- _What to work on_: Copy exactly the lines that run from the top of the listing to the line containing "const yTicks = [55,60,65,70,75,80,85,90];", both ends included, and omit the pictures.

- _Data section_:

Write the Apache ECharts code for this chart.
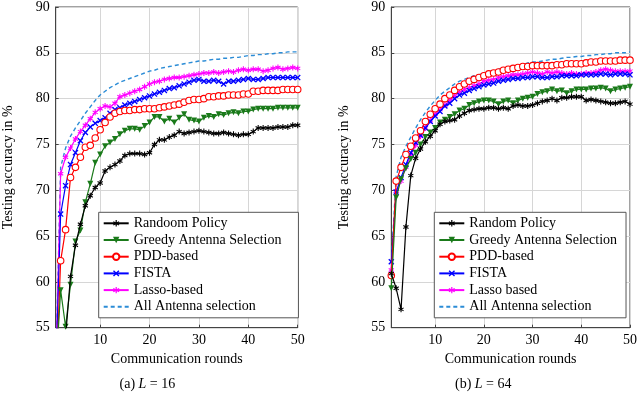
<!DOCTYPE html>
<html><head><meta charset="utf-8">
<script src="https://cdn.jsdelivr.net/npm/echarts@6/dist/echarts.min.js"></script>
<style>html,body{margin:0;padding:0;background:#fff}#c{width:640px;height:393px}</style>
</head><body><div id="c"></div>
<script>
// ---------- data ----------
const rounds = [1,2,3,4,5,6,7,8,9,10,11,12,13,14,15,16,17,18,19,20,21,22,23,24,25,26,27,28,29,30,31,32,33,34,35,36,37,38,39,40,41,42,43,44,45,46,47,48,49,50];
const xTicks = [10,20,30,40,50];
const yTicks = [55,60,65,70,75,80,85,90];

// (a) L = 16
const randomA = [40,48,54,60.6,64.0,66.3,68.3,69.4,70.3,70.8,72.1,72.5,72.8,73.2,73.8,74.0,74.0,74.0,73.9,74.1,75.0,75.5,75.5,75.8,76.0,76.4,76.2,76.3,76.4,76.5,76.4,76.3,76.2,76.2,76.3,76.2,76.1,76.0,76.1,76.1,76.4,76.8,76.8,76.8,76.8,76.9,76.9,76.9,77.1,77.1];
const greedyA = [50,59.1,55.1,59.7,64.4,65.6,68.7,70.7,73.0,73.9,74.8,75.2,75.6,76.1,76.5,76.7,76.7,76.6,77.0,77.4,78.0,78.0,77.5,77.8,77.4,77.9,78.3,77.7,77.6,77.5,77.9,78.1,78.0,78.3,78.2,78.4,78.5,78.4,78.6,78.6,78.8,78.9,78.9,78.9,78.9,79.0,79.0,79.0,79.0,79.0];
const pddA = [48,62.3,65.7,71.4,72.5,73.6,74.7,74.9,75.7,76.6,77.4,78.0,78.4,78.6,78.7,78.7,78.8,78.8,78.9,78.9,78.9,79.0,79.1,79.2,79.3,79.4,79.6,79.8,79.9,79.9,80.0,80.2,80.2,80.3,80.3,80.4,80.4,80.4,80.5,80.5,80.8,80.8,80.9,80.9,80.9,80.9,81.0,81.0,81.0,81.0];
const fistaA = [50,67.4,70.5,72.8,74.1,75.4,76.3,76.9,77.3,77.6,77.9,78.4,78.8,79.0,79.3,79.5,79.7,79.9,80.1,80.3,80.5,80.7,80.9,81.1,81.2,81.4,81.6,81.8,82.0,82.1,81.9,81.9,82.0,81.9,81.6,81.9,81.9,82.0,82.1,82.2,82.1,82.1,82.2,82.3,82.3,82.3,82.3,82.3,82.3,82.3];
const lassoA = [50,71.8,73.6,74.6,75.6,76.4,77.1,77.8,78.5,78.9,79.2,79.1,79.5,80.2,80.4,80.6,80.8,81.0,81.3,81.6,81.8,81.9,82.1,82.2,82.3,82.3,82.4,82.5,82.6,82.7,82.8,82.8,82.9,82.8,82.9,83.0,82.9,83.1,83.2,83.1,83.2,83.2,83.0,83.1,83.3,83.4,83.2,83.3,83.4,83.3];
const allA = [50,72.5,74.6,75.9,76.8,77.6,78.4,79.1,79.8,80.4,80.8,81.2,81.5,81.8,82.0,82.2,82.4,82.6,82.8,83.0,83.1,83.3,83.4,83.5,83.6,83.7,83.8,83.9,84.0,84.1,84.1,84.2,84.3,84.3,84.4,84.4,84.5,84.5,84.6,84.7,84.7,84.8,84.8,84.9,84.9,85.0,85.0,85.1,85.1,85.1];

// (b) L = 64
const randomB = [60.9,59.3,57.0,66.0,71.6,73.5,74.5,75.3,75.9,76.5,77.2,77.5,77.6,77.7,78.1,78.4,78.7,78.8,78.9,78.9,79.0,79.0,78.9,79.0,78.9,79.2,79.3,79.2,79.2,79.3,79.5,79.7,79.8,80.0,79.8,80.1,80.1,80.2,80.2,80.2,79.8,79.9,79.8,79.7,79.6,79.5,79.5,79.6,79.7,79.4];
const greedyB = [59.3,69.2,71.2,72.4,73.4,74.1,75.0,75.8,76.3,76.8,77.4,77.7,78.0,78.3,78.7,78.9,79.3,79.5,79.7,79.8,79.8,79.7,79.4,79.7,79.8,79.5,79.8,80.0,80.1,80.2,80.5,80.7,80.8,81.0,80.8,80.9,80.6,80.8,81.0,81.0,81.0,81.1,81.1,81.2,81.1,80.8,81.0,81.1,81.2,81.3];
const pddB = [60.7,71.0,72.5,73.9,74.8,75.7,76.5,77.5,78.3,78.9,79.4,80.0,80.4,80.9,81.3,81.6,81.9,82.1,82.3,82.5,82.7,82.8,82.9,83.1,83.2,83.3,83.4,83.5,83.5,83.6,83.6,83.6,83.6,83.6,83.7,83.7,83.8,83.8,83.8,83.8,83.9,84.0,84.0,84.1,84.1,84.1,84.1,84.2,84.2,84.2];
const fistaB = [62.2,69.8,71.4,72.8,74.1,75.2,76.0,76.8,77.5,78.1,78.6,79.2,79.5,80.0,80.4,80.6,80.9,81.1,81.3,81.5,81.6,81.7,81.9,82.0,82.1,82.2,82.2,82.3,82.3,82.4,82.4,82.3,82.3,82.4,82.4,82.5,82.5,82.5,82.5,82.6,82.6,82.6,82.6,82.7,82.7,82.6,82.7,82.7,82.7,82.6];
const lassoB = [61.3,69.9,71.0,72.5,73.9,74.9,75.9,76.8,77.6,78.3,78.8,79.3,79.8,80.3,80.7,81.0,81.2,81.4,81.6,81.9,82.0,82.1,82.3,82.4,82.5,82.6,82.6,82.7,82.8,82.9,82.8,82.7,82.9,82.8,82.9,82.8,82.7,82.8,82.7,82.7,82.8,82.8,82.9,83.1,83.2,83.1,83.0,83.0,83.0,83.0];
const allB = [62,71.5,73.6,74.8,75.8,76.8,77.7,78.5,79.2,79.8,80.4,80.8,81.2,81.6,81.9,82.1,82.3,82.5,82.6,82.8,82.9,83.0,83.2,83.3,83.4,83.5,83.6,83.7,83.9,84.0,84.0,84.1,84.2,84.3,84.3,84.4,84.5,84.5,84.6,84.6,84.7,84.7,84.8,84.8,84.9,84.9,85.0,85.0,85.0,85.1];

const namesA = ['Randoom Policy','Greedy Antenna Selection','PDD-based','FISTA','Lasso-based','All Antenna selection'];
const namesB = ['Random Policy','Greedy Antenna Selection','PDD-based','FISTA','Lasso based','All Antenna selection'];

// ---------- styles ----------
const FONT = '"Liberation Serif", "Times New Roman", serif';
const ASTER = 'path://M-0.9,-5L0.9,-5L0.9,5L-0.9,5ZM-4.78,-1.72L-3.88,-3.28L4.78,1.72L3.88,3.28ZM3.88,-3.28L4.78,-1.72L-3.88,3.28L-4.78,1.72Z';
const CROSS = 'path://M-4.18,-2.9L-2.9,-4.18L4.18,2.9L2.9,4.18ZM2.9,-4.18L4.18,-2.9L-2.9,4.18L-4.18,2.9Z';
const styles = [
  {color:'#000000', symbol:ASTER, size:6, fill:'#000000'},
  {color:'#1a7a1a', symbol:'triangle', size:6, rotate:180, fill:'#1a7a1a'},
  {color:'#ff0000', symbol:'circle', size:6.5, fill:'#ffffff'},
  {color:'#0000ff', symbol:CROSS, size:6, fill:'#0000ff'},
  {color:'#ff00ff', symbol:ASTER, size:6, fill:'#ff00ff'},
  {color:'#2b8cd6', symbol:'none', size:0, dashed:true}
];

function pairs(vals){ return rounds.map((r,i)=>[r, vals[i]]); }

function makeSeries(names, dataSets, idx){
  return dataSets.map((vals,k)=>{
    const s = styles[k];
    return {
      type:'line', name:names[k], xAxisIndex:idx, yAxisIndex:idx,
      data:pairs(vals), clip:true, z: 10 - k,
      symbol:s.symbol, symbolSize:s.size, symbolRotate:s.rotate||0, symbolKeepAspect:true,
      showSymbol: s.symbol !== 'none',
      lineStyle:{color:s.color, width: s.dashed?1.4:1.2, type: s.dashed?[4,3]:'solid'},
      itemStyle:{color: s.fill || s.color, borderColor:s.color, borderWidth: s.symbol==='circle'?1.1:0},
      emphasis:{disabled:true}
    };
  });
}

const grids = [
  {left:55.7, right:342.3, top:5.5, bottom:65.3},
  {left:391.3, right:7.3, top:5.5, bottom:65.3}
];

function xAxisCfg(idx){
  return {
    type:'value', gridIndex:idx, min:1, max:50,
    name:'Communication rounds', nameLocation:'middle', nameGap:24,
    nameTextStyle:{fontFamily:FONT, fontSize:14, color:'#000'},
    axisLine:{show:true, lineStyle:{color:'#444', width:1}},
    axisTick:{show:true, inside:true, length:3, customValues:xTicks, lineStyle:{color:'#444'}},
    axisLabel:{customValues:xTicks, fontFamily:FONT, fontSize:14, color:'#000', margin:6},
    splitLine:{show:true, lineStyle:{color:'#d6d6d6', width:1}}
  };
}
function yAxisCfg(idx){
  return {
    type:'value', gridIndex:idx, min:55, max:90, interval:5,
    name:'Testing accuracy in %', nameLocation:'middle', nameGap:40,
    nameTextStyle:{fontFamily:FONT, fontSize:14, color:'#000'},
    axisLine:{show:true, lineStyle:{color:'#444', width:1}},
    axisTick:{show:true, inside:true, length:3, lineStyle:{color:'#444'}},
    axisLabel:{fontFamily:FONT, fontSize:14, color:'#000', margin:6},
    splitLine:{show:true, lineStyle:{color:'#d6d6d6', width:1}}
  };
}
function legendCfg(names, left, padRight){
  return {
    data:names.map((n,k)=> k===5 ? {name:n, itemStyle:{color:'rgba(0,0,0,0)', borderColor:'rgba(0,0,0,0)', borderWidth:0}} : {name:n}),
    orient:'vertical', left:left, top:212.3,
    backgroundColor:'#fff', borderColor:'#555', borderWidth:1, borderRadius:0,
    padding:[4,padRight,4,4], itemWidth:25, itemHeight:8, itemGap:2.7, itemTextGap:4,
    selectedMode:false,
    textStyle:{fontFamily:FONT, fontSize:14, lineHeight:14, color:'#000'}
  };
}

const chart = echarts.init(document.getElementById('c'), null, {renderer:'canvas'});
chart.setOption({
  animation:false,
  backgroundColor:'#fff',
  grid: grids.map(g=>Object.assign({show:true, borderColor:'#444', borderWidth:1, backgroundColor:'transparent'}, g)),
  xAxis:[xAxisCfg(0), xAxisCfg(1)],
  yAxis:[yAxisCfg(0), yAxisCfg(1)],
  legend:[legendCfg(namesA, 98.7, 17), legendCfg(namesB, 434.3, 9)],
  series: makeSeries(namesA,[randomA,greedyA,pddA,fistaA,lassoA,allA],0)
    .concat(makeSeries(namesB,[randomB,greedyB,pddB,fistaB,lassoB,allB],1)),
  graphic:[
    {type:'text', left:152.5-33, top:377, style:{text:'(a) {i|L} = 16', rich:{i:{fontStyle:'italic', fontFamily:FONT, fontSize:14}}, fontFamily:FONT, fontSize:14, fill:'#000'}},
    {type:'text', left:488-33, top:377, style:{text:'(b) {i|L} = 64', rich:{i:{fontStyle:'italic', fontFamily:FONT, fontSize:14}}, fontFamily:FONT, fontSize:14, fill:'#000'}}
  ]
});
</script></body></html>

- _Exercise solution_:
Write the Apache ECharts code for this chart.
<!DOCTYPE html>
<html><head><meta charset="utf-8">
<script src="https://cdn.jsdelivr.net/npm/echarts@6/dist/echarts.min.js"></script>
<style>html,body{margin:0;padding:0;background:#fff}#c{width:640px;height:393px}</style>
</head><body><div id="c"></div>
<script>
// ---------- data ----------
const rounds = [1,2,3,4,5,6,7,8,9,10,11,12,13,14,15,16,17,18,19,20,21,22,23,24,25,26,27,28,29,30,31,32,33,34,35,36,37,38,39,40,41,42,43,44,45,46,47,48,49,50];
const xTicks = [10,20,30,40,50];
const yTicks = [55,60,65,70,75,80,85,90];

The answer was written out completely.